About mid way through one of the cameras reached my friend and I at the back. After a lot of faff (“you’ve got to hold the flash button and the snap button? Well that’s impractical”), my friend got her arms into position and was able to press both front flash and main snap buttons. She held her fingers in position, waiting for me to give the go ahead, completely unaware that I was instead focusing all energies on trying to maintain what I thought was a half-decent smile in the pitch black room. Eventually through gritted teeth and aching cheeks I told her to take the photo. A second later there was a click and I was blinded. The flash on that camera! God that flash left me seeing blotches for minutes afterwards! “Enjoying the show?” “Well I would if I could see it!” Watery eyed we passed the disposable camera to two guys and carried on with our glasses of wine. We tried to forget the hipster ritual we’d put ourselves through for no reason.
That was until today. Today I was reminded once again why I can never be a famous super model type. A) I like food but B) this girl does not handle a camera well, with now the addition of ‘flash lighting’ being able to join the list of photographic types that don’t suit me.
This, ladies and gentlemen, this is the developed photo taken on a Kodak disposable camera in the basement of a Shoreditch bar in East London.
What makes it worse:
- My friend came out so well in comparison (I can’t play the ‘neither of us suited it’).
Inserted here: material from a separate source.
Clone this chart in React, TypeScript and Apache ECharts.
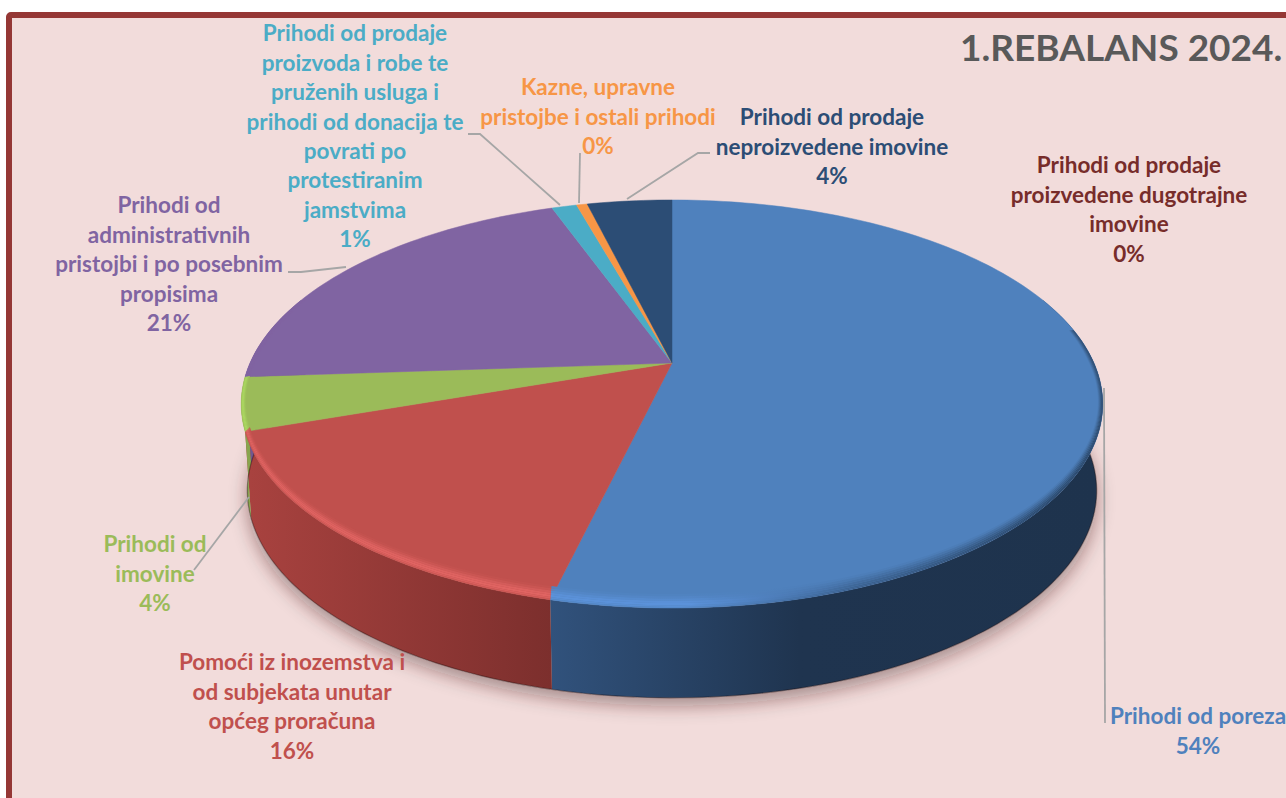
import React, { useEffect, useRef } from "react";
import * as echarts from "echarts";

const categories = [
  "Prihodi od poreza",
  "Pomoći iz inozemstva i\nod subjekata unutar\nopćeg proračuna",
  "Prihodi od\nimovine",
  "Prihodi od\nadministrativnih\npristojbi i po posebnim\npropisima",
  "Prihodi od prodaje\nproizvoda i robe te\npruženih usluga i\nprihodi od donacija te\npovrati po\nprotestiranim\njamstvima",
  "Kazne, upravne\npristojbe i ostali prihodi",
  "Prihodi od prodaje\nneproizvedene imovine",
  "Prihodi od prodaje\nproizvedene dugotrajne\nimovine",
];
const shares = [53.73, 15.97, 4.2, 20.61, 1.14, 0.49, 3.86, 0.0];
const percentLabels = ["54%", "16%", "4%", "21%", "1%", "0%", "4%", "0%"];
const titleText = "1.REBALANS 2024.";

const topColors = ["#4F81BD", "#C0504D", "#9BBB59", "#8064A2", "#4BACC6", "#F79646", "#2C4D75", "#772C2A"];
const labelColors = ["#4F81BD", "#C0504D", "#9BBB59", "#8064A2", "#4BACC6", "#F79646", "#2C4D75", "#772C2A"];
const bevelColors = ["#5B92DA", "#E06462", "#AEDC62", "#8064A2", "#4BACC6", "#F79646", "#2C4D75", "#772C2A"];

const FONT = "Lato, Carlito, 'Noto Sans', sans-serif";
const LINE = 29.4;
const labelPos: [number, number][] = [
  [1198, 716], [292, 662], [155, 544], [169, 205], [355, 33], [598, 87], [832, 117], [1129, 165],
];
const leaders: number[][][] = [
  [[1104, 388], [1105, 723]],
  [[249, 497], [194, 570]],
  [[288, 272], [301, 272], [346, 267]],
  [[468, 134], [480, 134], [560, 205]],
  [[580, 153], [579, 203]],
  [[710, 153], [698, 153], [627, 199]],
];

// Perspective plane: unit circle to screen.
const K = 0.201;
const TOP = { cx: 672, cy: 363, a: 195.8, b: 422 };
const BOT = { cx: 672, cy: 449, a: 198.8, b: 416 };
const TAU = Math.PI * 2;
const WALL_FROM = (70 / 360) * TAU;
const WALL_TO = (290 / 360) * TAU;
const BEVEL_FROM = (80 / 360) * TAU;
const STEP = TAU / 300;

const total = shares.reduce((s, v) => s + v, 0);
const starts: number[] = [];
shares.reduce((acc, v, i) => {
  starts[i] = acc;
  return acc + v;
}, 0);

const ang = (s: number) => (s / total) * TAU;
const proj = (p: typeof TOP, th: number): number[] => {
  const u = Math.sin(th);
  const v = -Math.cos(th);
  const w = 1 - K * v;
  return [p.cx + (p.b * u) / w, p.cy + (p.a * v) / w];
};
const arc = (p: typeof TOP, a: number, b: number) => {
  const out: number[][] = [];
  const n = Math.max(1, Math.ceil((b - a) / STEP));
  for (let i = 0; i <= n; i++) out.push(proj(p, a + ((b - a) * i) / n));
  return out;
};
const inset = (th: number, t: number) => {
  const q = proj(TOP, th);
  const u = Math.sin(th);
  const v = -Math.cos(th);
  return [q[0] - 5 * t * u, q[1] - 14 * t * Math.max(0, v)];
};
const insetArc = (a: number, b: number, t: number) => {
  const out: number[][] = [];
  const n = Math.max(1, Math.ceil((b - a) / STEP));
  for (let i = 0; i <= n; i++) out.push(inset(a + ((b - a) * i) / n, t));
  return out;
};
const hx = (c: string) => [1, 3, 5].map((i) => parseInt(c.slice(i, i + 2), 16));
const mix = (c1: string, c2: string, t: number) => {
  const a = hx(c1);
  const b = hx(c2);
  return `rgb(${a.map((x, i) => Math.round(x + (b[i] - x) * t)).join(",")})`;
};
const sideFill = (i: number) => {
  if (i === 0)
    return {
      type: "linear", x: 551, y: 0, x2: 1103, y2: 0, global: true,
      colorStops: [
        { offset: 0, color: "#31527C" },
        { offset: 0.45, color: "#1F344F" },
        { offset: 1, color: "#1E334D" },
      ],
    };
  if (i === 1)
    return {
      type: "linear", x: 250, y: 0, x2: 552, y2: 0, global: true,
      colorStops: [
        { offset: 0, color: "#A8423F" },
        { offset: 1, color: "#7C2F2D" },
      ],
    };
  return mix(topColors[i], "#000000", 0.12);
};
const bevelFill = (i: number, strength: number, t: number) => {
  const hi = mix(topColors[i], bevelColors[i], strength);
  if (i === 0)
    return {
      type: "linear", x: 551, y: 0, x2: 1103, y2: 0, global: true,
      colorStops: [
        { offset: 0, color: hi },
        { offset: 0.25, color: hi },
        { offset: 0.55, color: mix("#4F81BD", "#1E334D", (1 - t) * 0.45) },
        { offset: 1, color: mix("#4F81BD", "#1E334D", (1 - t) * 0.95) },
      ],
    };
  return hi;
};

function wallItem(params: any) {
  const i = params.dataIndex;
  const a = Math.max(ang(starts[i]), WALL_FROM);
  const b = Math.min(ang(starts[i] + shares[i]), WALL_TO);
  if (!(b > a)) return { type: "group", children: [] };
  const pts = arc(TOP, a, b).concat(arc(BOT, a, b).reverse());
  return {
    type: "group",
    children: [
      { type: "polygon", shape: { points: pts }, style: { fill: sideFill(i) as any, stroke: "none" } },
      {
        type: "polyline",
        shape: { points: arc(BOT, a, b) },
        style: { fill: "none", stroke: "rgba(30,10,10,0.4)", lineWidth: 1.2 },
      },
    ],
  };
}

function topItem(params: any) {
  const i = params.dataIndex;
  if (shares[i] <= 0) return { type: "group", children: [] };
  const a = ang(starts[i]);
  const b = ang(starts[i] + shares[i]);
  const pts = [[TOP.cx, TOP.cy]].concat(arc(TOP, a, b));
  return {
    type: "polygon",
    shape: { points: pts },
    style: { fill: topColors[i], stroke: topColors[i], lineWidth: 0.5 },
  };
}

// inset from, inset to, highlight strength (0 = outer edge, 1 = inner edge)
const BANDS: [number, number, number][] = [
  [1.0, 0.84, 0.1],
  [0.84, 0.68, 0.3],
  [0.68, 0.52, 0.6],
  [0.52, 0.36, 0.9],
  [0.36, 0.2, 1.0],
  [0.2, 0.08, 0.8],
  [0.08, 0.0, 0.45],
];
function bevelItem(params: any) {
  const i = params.dataIndex;
  const a = Math.max(ang(starts[i]), BEVEL_FROM);
  const b = Math.min(ang(starts[i] + shares[i]), WALL_TO);
  if (!(b > a)) return { type: "group", children: [] };
  return {
    type: "group",
    children: BANDS.map(([t0, t1, s]) => ({
      type: "polygon",
      shape: { points: insetArc(a, b, t1).concat(insetArc(a, b, t0).reverse()) },
      style: { fill: bevelFill(i, s, (t0 + t1) / 2) as any, stroke: "none" },
    })),
  };
}

function shadowItem() {
  return {
    type: "polygon",
    shape: { points: arc(BOT, 0, TAU) },
    style: {
      fill: "#cdb9b8",
      shadowBlur: 18,
      shadowOffsetX: 0,
      shadowOffsetY: 8,
      shadowColor: "rgba(60,30,30,0.42)",
    },
  };
}

export default function App() {
  const ref = useRef<HTMLDivElement>(null);
  useEffect(() => {
    document.body.style.margin = "0";
    const chart = echarts.init(ref.current!, undefined, { renderer: "svg" });
    const base = { type: "custom", coordinateSystem: "none", silent: true, data: shares };
    chart.setOption({
      animation: false,
      backgroundColor: "#FFFFFF",
      title: {
        text: titleText,
        left: 955,
        top: 23,
        textStyle: { color: "#595959", fontFamily: FONT, fontWeight: "bold", fontSize: 37 },
      },
      graphic: [
        {
          type: "rect",
          z: -10,
          silent: true,
          shape: { x: 9, y: 15, width: 1400, height: 900, r: 2 },
          style: { fill: "#F2DCDB", stroke: "#953735", lineWidth: 6 },
        },
        ...leaders.map((points) => ({
          type: "polyline",
          z: 20,
          silent: true,
          shape: { points },
          style: { fill: "none", stroke: "#A6A6A6", lineWidth: 1.8 },
        })),
        ...categories.map((c, i) => ({
          type: "text",
          z: 30,
          silent: true,
          x: labelPos[i][0],
          y: labelPos[i][1] - LINE / 2,
          style: {
            text: c + "\n" + percentLabels[i],
            fill: labelColors[i],
            font: `bold 22.5px ${FONT}`,
            lineHeight: LINE,
            align: "center",
            verticalAlign: "top",
          },
        })),
      ],
      series: [
        { ...base, name: "shadow", z: 1, data: [0], renderItem: shadowItem },
        { ...base, name: "walls", z: 2, renderItem: wallItem },
        { ...base, name: "tops", z: 3, renderItem: topItem },
        { ...base, name: "bevel", z: 4, renderItem: bevelItem },
      ],
    });
    return () => chart.dispose();
  }, []);
  return <div ref={ref} style={{ width: 1286, height: 798 }} />;
}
- The event organiser emailed all the ticket holders with a direct link to an album of all the developed photos on their Facebook page (so a lot of people will have now seen the photo).
- Finally (and most importantly) if you look through the album you’ll see that everyone else who took a photo came out well/funny, EVERYONE ELSE.
All the attendees are looking classy and humorous whereas I’m sat in the back row bar stools looking like someone trying to get through a date with Rumpelstiltskin. That or a charity case of a human suffering with a freak jaw lock condition, for which I expect to be approached by Channel 5 in the upcoming days.
Dear or dear. Still, who says I can’t laugh at myself from time to time? But seriously, don’t hand me a disposable camera again. Please.